Early life and education
Max Burns was born in Millen, Georgia. Burns received a Bachelor of Science degree in industrial engineering from the Georgia Institute of Technology, a Master of Business Administration in information systems from Georgia State University and a Doctor of Business Administration from Georgia State University.

Career 
Burns also served as a member of the United States Army Reserve from 1973 to 1981. He served as a member of the Screven County Commission from 1993 to 1998 and as chairman towards the end of his tenure.

Prior to his tenure in Congress, he was a professor of information systems at Georgia Southern University's College of Business Administration in Statesboro, Georgia. Burns was also a Senior Fulbright Scholar, teaching Corporate Information Management in Sweden. He has also taught in Australia, New Zealand, and South Korea.

Burns has also worked as a consultant to Gulfstream Aerospace and Grinnell Mechanical Products. He also developed the Southern Suppliers' Network to connect Southeast Georgia's small business suppliers to major manufacturers. Earlier in his professional career, the Congressman served in information management positions with Oxford Industries and the North American Mission Board of the Southern Baptist Convention.

After leaving Congress, Burns was dean of the Mike Cottrell Business School at North Georgia College & State University in Dahlonega, Georgia.

After his final bid to regain his congressional seat, Burns served as senior policy adviser at Thelen, Reid and Priest, LLP in Washington, D.C. He also served as associate dean and chair of the business administration department at the Cottrell School of Business at North Georgia College & State University. In 2011, he was appointed as president of Gordon College. He served in that role until his retirement on December 31, 2017.

Elections

2002 
Burns won the Republican primary for the 12th district, one of two Georgia gained after the 2000 Census. He defeated Barbara Dooley, the wife of University of Georgia coaching legend Vince Dooley.

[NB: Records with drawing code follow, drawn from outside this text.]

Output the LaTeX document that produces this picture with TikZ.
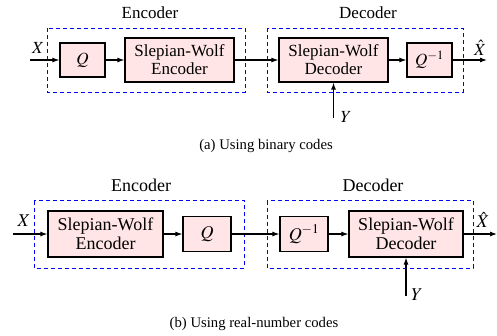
\documentclass[tikz,border=0pt]{standalone}
\usepackage{mathptmx}
\usepackage{fontspec}
\setmainfont{Liberation Serif}
\usetikzlibrary{arrows.meta}
\begin{document}
\begin{tikzpicture}[x=1pt,y=1pt,
  blk/.style={draw=black, line width=1.2pt, fill=red!10, inner sep=0pt, align=center},
  grp/.style={draw=blue, line width=0.9pt, dash pattern=on 4pt off 3pt},
  flow/.style={line width=1.1pt, -{Latex[length=7pt,width=5pt]}},
  topfont/.style={font=\fontsize{17}{18}\selectfont},
  botfont/.style={font=\fontsize{18}{19}\selectfont},
  lbl/.style={inner sep=0pt},
  captext/.style={font=\fontsize{14.7}{16}\selectfont, inner sep=0pt}]
\useasboundingbox (0,0) rectangle (497,-335);

% ---------- (a) binary codes ----------
\begin{scope}[topfont]
\draw[grp] (47,-28) rectangle (245,-92);
\draw[grp] (267,-28) rectangle (463,-92);
\node[lbl] (encA) at (150,-13) {Encoder};
\node[lbl] (decA) at (368,-13) {Decoder};
\node[blk, minimum width=45pt, minimum height=34pt] (qA) at (82.5,-60) {$Q$};
\node[blk, minimum width=109pt, minimum height=44pt] (sweA) at (179.5,-60) {Slepian-Wolf\\Encoder};
\node[blk, minimum width=109pt, minimum height=44pt] (swdA) at (333.5,-60) {Slepian-Wolf\\Decoder};
\node[blk, minimum width=45pt, minimum height=34pt] (qiA) at (429.5,-60) {$Q^{-1}$};
\coordinate (inA) at (30,-60);
\coordinate (outA) at (487,-60);
\coordinate (yA) at (333.5,-118);
\draw[flow] (inA) -- (qA);
\draw[flow] (qA) -- (sweA);
\draw[flow] (sweA) -- (swdA);
\draw[flow] (swdA) -- (qiA);
\draw[flow] (qiA) -- (outA);
\draw[flow] (yA) -- (swdA);
\node[lbl] (xA) at (38,-48) {$X$};
\node[lbl] (xhA) at (480,-48) {$\hat{X}$};
\node[lbl] (yLA) at (346,-117) {$Y$};
\end{scope}
\node[captext] (capA) at (266,-146) {(a)\ Using binary codes};

% ---------- (b) real-number codes ----------
\begin{scope}[botfont]
\draw[grp] (34,-200.7) rectangle (244,-268);
\draw[grp] (267,-200.7) rectangle (473,-268);
\node[lbl] (encB) at (141,-185) {Encoder};
\node[lbl] (decB) at (373,-185) {Decoder};
\node[blk, minimum width=115pt, minimum height=46pt] (sweB) at (105.5,-234) {Slepian-Wolf\\Encoder};
\node[blk, minimum width=48pt, minimum height=35pt] (qB) at (207,-234) {$Q$};
\node[blk, minimum width=48pt, minimum height=35pt] (qiB) at (304,-234) {$Q^{-1}$};
\node[blk, minimum width=114pt, minimum height=46pt] (swdB) at (406,-234) {Slepian-Wolf\\Decoder};
\coordinate (inB) at (13,-234);
\coordinate (outB) at (497,-234);
\coordinate (yB) at (406,-296);
\draw[flow] (inB) -- (sweB);
\draw[flow] (sweB) -- (qB);
\draw[flow] (qB) -- (qiB);
\draw[flow] (qiB) -- (swdB);
\draw[flow] (swdB) -- (outB);
\draw[flow] (yB) -- (swdB);
\node[lbl] (xB) at (24,-221) {$X$};
\node[lbl] (xhB) at (483,-220) {$\hat{X}$};
\node[lbl] (yLB) at (417,-295) {$Y$};
\end{scope}
\node[captext] (capB) at (254,-324) {(b)\ Using real-number codes};
\end{tikzpicture}
\end{document}
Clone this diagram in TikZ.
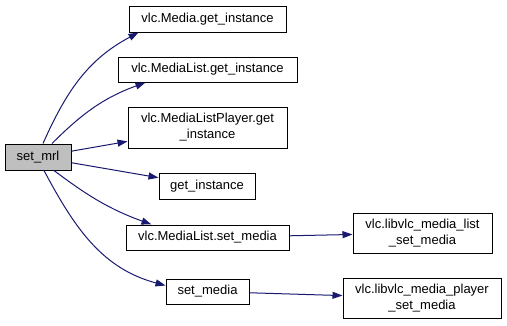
\documentclass[tikz,border=0pt]{standalone}
\usepackage{fontspec}
\setmainfont{Liberation Sans}
\usepackage{tikz}
\usetikzlibrary{arrows.meta}

\definecolor{edgeblue}{HTML}{191970}
\definecolor{rootgray}{HTML}{BFBFBF}

\tikzset{
  func/.style={draw=black, line width=1pt, fill=white, inner sep=1pt, align=center,
    font=\fontsize{13}{16}\selectfont},
  callarrow/.style={draw=edgeblue, line width=1pt,
    -{Triangle[length=10pt,width=7pt,fill=edgeblue]}}
}

\begin{document}
\begin{tikzpicture}[x=1pt,y=1pt]
\useasboundingbox (0,0) rectangle (507,-325);

\node[func, fill=rootgray, minimum width=66pt, minimum height=26pt] (setmrl) at (38,-157) {set\_mrl};

\node[func, minimum width=157pt, minimum height=26pt] (mediaget) at (207.5,-19) {vlc.Media.get\_instance};
\node[func, minimum width=179pt, minimum height=25pt] (listget) at (207.5,-69.5) {vlc.MediaList.get\_instance};
\node[func, minimum width=159pt, minimum height=41pt] (playerget) at (207.5,-127.5) {vlc.MediaListPlayer.get\\\_instance};
\node[func, minimum width=96pt, minimum height=26pt] (getinst) at (207,-186) {get\_instance};
\node[func, minimum width=163pt, minimum height=25pt] (listset) at (207.5,-237.5) {vlc.MediaList.set\_media};
\node[func, minimum width=83pt, minimum height=25pt] (setmedia) at (207.5,-291.5) {set\_media};

\node[func, minimum width=139pt, minimum height=40pt] (liblist) at (422.5,-233) {vlc.libvlc\_media\_list\\\_set\_media};
\node[func, minimum width=158pt, minimum height=40pt] (libplayer) at (422,-298) {vlc.libvlc\_media\_player\\\_set\_media};

% calls out of set_mrl
\draw[callarrow] ([xshift=5pt]setmrl.north) to[out=66,in=208] ([xshift=10pt]mediaget.south west);
\draw[callarrow] ([xshift=14pt]setmrl.north) to[out=45,in=200] ([xshift=28pt]listget.south west);
\draw[callarrow] (setmrl) -- (playerget);
\draw[callarrow] (setmrl) -- (getinst);
\draw[callarrow] ([xshift=16pt]setmrl.south) to[out=-37,in=160] ([xshift=26pt]listset.north west);
\draw[callarrow] ([xshift=6pt]setmrl.south) to[out=-62,in=165] ([yshift=6pt]setmedia.west);

% second level
\draw[callarrow] (listset) -- (liblist);
\draw[callarrow] (setmedia) -- (libplayer);

\end{tikzpicture}
\end{document}
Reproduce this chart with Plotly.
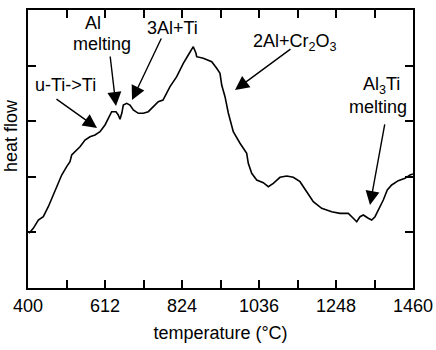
import plotly.graph_objects as go

temperature = [402.8, 414.6, 428.4, 442.1, 455.9, 465.3, 479.0, 492.8, 506.5, 515.6, 520.3, 529.4,
               543.2, 556.9, 570.7, 584.5, 598.2, 612.0, 625.8, 630.4, 642.3, 648.6, 653.3, 658.4,
               662.4, 671.7, 680.8, 689.9, 703.7, 717.4, 731.2, 745.0, 758.7, 771.7, 791.0, 809.4,
               827.6, 841.3, 855.1, 862.5, 864.4, 882.6, 896.4, 905.8, 919.5, 928.6, 933.3, 942.4,
               951.5, 965.2, 983.7, 1002.1, 1006.5, 1015.9, 1029.7, 1047.8, 1061.6, 1075.4, 1093.8,
               1112.3, 1130.4, 1148.9, 1167.3, 1185.5, 1208.6, 1236.1, 1259.0, 1281.8, 1295.6,
               1305.0, 1314.1, 1323.2, 1336.9, 1346.3, 1355.4, 1364.5, 1378.2, 1389.2, 1401.3,
               1419.5, 1437.9, 1451.7, 1460.0]
heat_flow = [0.984, 1.074, 1.223, 1.282, 1.462, 1.613, 1.822, 2.032, 2.182, 2.272, 2.392, 2.451,
             2.541, 2.662, 2.721, 2.752, 2.811, 2.932, 3.112, 3.171, 3.171, 3.112, 3.034, 3.147,
             3.291, 3.322, 3.291, 3.201, 3.142, 3.142, 3.171, 3.261, 3.351, 3.381, 3.621, 3.800,
             4.041, 4.191, 4.340, 4.221, 4.160, 4.131, 4.101, 4.070, 3.951, 3.862, 3.651, 3.441,
             3.147, 2.811, 2.603, 2.423, 2.243, 2.063, 1.942, 1.894, 1.822, 1.883, 1.991,
             2.014, 1.991, 1.912, 1.732, 1.552, 1.433, 1.372, 1.343, 1.343, 1.254,
             1.192, 1.282, 1.313, 1.254, 1.223, 1.282, 1.403, 1.583, 1.763, 1.853,
             1.930, 1.973, 2.032, 2.050]

x_tickvals = [400, 506, 612, 718, 824, 930, 1036, 1142, 1248, 1354, 1460]
x_ticktext = ["400", "", "612", "", "824", "", "1036", "", "1248", "", "1460"]
y_tickvals = [1, 2, 3, 4]

# arrows: (head_x, head_y, tail_x, tail_y)
arrows = [
    (590.0, 2.878, 474.3, 3.417),
    (642.3, 3.273, 625.8, 4.191),
    (686.3, 3.381, 768.9, 4.514),
    (969.9, 3.561, 1126.8, 4.317),
    (1341.6, 1.493, 1382.9, 2.968),
]
labels = [
    ("u-Ti->Ti", 501.9, 3.651),
    ("Al", 577.6, 4.775),
    ("melting", 602.4, 4.390),
    ("3Al+Ti", 797.8, 4.676),
    ("2Al+Cr<sub>2</sub>O<sub>3</sub>", 1135.1, 4.424),
    ("Al<sub>3</sub>Ti", 1371.9, 3.651),
    ("melting", 1363.6, 3.255),
]

FONT = "Liberation Sans, Arial, Helvetica, sans-serif"
FS = 18

fig = go.Figure()
fig.add_trace(go.Scatter(x=temperature, y=heat_flow, mode="lines",
                         line=dict(color="black", width=1.6), showlegend=False,
                         hoverinfo="skip"))

annotations = []
for hx, hy, tx, ty in arrows:
    annotations.append(dict(x=hx, y=hy, ax=tx, ay=ty, xref="x", yref="y",
                            axref="x", ayref="y", text="", showarrow=True,
                            arrowhead=2, arrowsize=2, arrowwidth=1.4,
                            arrowcolor="black", standoff=0, startstandoff=0))
for txt, lx, ly in labels:
    annotations.append(dict(x=lx, y=ly, xref="x", yref="y", text=txt,
                            showarrow=False, font=dict(family=FONT, size=FS, color="black"),
                            xanchor="center", yanchor="middle", borderpad=0))
annotations.append(dict(x=-0.044, y=0.547, xref="paper", yref="paper",
                        text="heat flow", textangle=-90, showarrow=False,
                        font=dict(family=FONT, size=FS, color="black"),
                        xanchor="center", yanchor="middle"))

fig.update_layout(
    width=436, height=350,
    margin=dict(l=28, r=23, t=10, b=62, autoexpand=False),
    paper_bgcolor="white", plot_bgcolor="white",
    font=dict(family=FONT, size=FS, color="black"),
    annotations=annotations,
    xaxis=dict(range=[400, 1460], tickvals=x_tickvals, ticktext=x_ticktext,
               ticks="inside", ticklen=8, tickwidth=1.5, tickcolor="black",
               showline=True, linecolor="black", linewidth=2, mirror="ticks",
               showgrid=False, zeroline=False, automargin=False,
               title=dict(text="temperature (°C)", standoff=12,
                          font=dict(family=FONT, size=FS, color="black")),
               tickfont=dict(family=FONT, size=FS, color="black")),
    yaxis=dict(range=[0, 5], tickvals=y_tickvals, showticklabels=False,
               ticks="inside", ticklen=8, tickwidth=1.5, tickcolor="black",
               showline=True, linecolor="black", linewidth=2, mirror="ticks",
               showgrid=False, zeroline=False, automargin=False),
)

fig.write_html("out.html")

Initially, Burns was thought to be a significant underdog in the general election. The 12th had been drawn as a Democratic stronghold. Additionally, Burns ran on a very conservative platform. However, the Democratic candidate, Augusta businessman Charles "Champ" Walker, Jr., son of state Senate majority leader Charles Walker, Sr., was dogged by ethical questions and began losing ground during the summer. Eventually, Burns won by a surprising 10-point margin, taking 55% to Walker's 45 percent.

2004 
Burns was elected president of the Republican freshman class, but was a top Democratic target in the 2004 elections. His 2004 Democratic opponent was Athens-Clarke County Commissioner John Barrow, who beat Burns 52% to 48%.

2006 
In May 2005, Burns announced that he would seek a rematch against Barrow in 2006. The state legislature, now controlled by Republicans, had conducted a highly controversial mid-decade redistricting. In the process, they drew Barrow's home in Athens out of the district and moved several Republican-leaning Savannah suburbs from the 1st District. Although the result was to make the 12th about five points more African-American than its predecessor, it was also slightly less Democratic.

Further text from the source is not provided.